O: A lot of peers from your early days have broken up the bands that made them famous or have left the music scene entirely. What is it about Modern English that feels like home for you and that it’s something you still want to be part of?
M: After I left Modern English in the ‘90s, I played with quite a few bands here in England. I was the keyboard player in a group called Stereolab. I enjoyed the time playing another instrument that wasn’t the bass guitar. I lived in New York for a period recording with various people, even doing music for commercials. But as I said earlier, I wanted to play the early Modern English songs again with my old friends. Thankfully, we all got together and it is has been thoroughly enjoyable. We recently played some concerts in the Philippines. It was a wonderful experience.
O:When fans turn out to the show, what can they expect from the set list of Modern English, 2013?

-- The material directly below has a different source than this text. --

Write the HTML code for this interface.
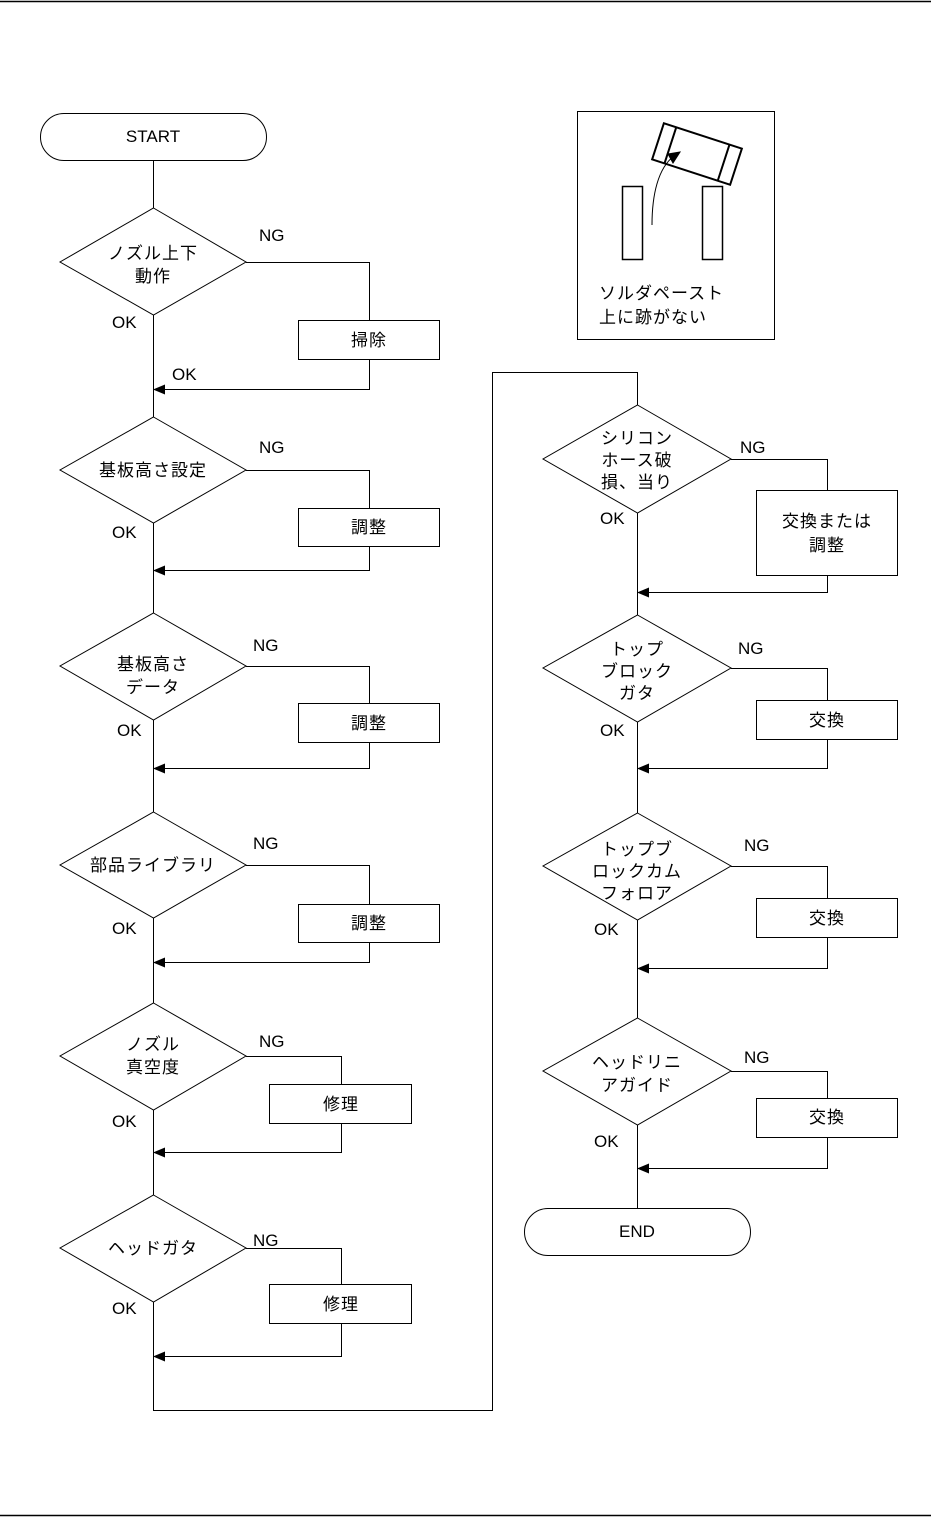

M: A mixture of our first three LPs and a few new songs. For many people in the audience, they are hearing some songs for the first time. Generally, they comment on how powerful our live performances are. Oh, and of course they can expect to hear “I Melt with You,” even sing along if they want to.
O: “I Melt With You” is such an iconic track for the 1980s, how do you feel when you reel of the opening notes of the song to a live audience?
M: I feel like I am going to be on YouTube once again. It’s nice to see an audience go crazy, dancing and singing. All we see from the stage is people filming us on smart phones. And, of course, people smiling and being happy.
O: And beyond the tour in the states and an album, what’s next for Modern English?
M: There is talk of us going back to Southeast Asia next year for more dates and some gigs in Europe. We have written so many new pieces of music, it would be nice to see what will happen to them.